++++ Dataset content ++++
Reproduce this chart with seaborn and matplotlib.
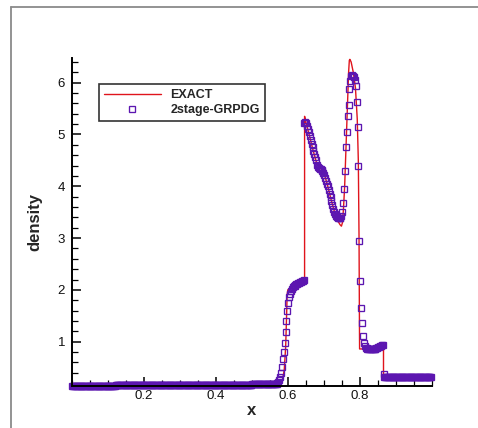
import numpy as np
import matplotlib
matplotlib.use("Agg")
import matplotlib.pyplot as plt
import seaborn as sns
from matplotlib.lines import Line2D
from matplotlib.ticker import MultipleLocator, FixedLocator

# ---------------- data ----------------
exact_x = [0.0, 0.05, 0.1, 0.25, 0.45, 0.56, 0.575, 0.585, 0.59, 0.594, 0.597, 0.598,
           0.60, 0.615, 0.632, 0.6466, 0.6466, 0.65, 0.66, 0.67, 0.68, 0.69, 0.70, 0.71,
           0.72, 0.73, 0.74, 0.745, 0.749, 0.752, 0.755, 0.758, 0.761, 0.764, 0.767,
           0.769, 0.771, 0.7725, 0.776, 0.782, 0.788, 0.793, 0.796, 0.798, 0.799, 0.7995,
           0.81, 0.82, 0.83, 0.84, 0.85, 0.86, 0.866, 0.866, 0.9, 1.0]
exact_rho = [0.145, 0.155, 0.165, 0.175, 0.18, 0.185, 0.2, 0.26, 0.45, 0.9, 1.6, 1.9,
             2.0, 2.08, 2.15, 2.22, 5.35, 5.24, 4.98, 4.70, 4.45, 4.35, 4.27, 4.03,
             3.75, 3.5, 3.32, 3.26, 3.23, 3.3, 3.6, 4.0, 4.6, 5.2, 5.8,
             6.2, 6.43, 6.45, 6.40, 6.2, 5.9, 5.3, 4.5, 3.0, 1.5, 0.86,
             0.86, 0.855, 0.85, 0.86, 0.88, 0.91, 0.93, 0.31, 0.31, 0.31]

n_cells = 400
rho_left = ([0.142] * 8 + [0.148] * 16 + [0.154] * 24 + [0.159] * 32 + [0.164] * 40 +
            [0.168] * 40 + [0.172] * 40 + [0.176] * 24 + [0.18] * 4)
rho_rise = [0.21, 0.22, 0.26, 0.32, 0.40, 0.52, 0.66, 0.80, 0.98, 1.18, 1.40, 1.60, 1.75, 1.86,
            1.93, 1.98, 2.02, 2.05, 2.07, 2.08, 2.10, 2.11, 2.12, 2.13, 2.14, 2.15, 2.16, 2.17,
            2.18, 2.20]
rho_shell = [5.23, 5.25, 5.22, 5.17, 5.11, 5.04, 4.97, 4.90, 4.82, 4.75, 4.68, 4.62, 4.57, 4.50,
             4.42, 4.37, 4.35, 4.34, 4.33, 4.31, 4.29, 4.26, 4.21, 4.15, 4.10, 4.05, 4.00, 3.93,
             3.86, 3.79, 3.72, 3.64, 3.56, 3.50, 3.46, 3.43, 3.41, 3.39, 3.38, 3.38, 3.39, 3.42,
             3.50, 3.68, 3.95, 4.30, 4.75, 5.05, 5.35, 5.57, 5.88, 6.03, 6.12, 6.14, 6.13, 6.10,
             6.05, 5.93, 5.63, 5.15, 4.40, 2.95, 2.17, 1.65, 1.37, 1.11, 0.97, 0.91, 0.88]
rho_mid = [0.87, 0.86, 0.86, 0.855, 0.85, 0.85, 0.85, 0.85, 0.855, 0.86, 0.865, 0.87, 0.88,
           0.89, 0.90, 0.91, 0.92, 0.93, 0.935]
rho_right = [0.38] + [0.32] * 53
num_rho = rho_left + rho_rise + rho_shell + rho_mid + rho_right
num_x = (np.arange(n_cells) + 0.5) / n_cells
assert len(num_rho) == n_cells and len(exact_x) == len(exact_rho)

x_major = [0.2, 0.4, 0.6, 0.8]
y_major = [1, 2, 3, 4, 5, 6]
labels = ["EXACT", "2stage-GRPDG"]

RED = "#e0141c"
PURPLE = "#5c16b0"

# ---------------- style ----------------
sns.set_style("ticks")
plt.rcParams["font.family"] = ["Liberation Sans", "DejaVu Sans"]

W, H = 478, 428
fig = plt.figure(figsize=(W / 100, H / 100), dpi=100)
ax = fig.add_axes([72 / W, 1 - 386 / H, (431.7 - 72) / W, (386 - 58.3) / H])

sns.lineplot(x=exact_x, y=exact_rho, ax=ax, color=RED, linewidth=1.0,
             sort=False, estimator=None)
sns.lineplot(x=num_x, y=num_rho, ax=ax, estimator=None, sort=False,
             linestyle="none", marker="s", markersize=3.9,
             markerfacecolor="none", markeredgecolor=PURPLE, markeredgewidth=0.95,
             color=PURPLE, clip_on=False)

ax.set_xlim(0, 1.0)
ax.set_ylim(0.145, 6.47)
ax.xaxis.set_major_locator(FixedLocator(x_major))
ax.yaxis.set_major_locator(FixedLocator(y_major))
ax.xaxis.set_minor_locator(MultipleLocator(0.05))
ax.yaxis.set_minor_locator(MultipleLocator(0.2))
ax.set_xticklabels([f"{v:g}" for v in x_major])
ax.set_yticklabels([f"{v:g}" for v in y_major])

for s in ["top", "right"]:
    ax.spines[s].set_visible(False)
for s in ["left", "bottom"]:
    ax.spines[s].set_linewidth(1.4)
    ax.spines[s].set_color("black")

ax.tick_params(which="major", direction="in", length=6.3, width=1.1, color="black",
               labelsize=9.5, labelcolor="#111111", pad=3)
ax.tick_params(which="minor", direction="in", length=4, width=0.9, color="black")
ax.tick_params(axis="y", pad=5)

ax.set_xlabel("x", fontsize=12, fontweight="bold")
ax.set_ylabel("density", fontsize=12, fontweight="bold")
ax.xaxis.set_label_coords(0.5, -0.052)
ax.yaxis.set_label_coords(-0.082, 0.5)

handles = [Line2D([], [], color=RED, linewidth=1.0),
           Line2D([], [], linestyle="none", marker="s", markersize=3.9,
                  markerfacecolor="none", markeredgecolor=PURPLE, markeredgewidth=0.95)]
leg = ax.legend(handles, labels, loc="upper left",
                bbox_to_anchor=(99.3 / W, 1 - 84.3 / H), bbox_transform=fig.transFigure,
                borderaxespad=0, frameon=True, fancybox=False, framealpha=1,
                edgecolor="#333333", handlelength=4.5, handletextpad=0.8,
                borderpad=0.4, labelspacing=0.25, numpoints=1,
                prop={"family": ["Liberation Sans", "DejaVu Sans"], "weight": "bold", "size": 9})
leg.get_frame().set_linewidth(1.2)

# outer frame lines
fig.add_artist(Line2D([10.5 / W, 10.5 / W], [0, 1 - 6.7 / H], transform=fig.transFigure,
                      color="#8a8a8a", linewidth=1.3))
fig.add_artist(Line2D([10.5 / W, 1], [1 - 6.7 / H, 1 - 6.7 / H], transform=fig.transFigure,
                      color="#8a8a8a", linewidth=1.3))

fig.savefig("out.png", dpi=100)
++++
▸ **Task statement**
Identify which lines contain the word "matplotlib" and copy each one.

▸ **Solution**
Reproduce this chart with seaborn and matplotlib.
import matplotlib
matplotlib.use("Agg")
import matplotlib.pyplot as plt
from matplotlib.lines import Line2D
from matplotlib.ticker import MultipleLocator, FixedLocator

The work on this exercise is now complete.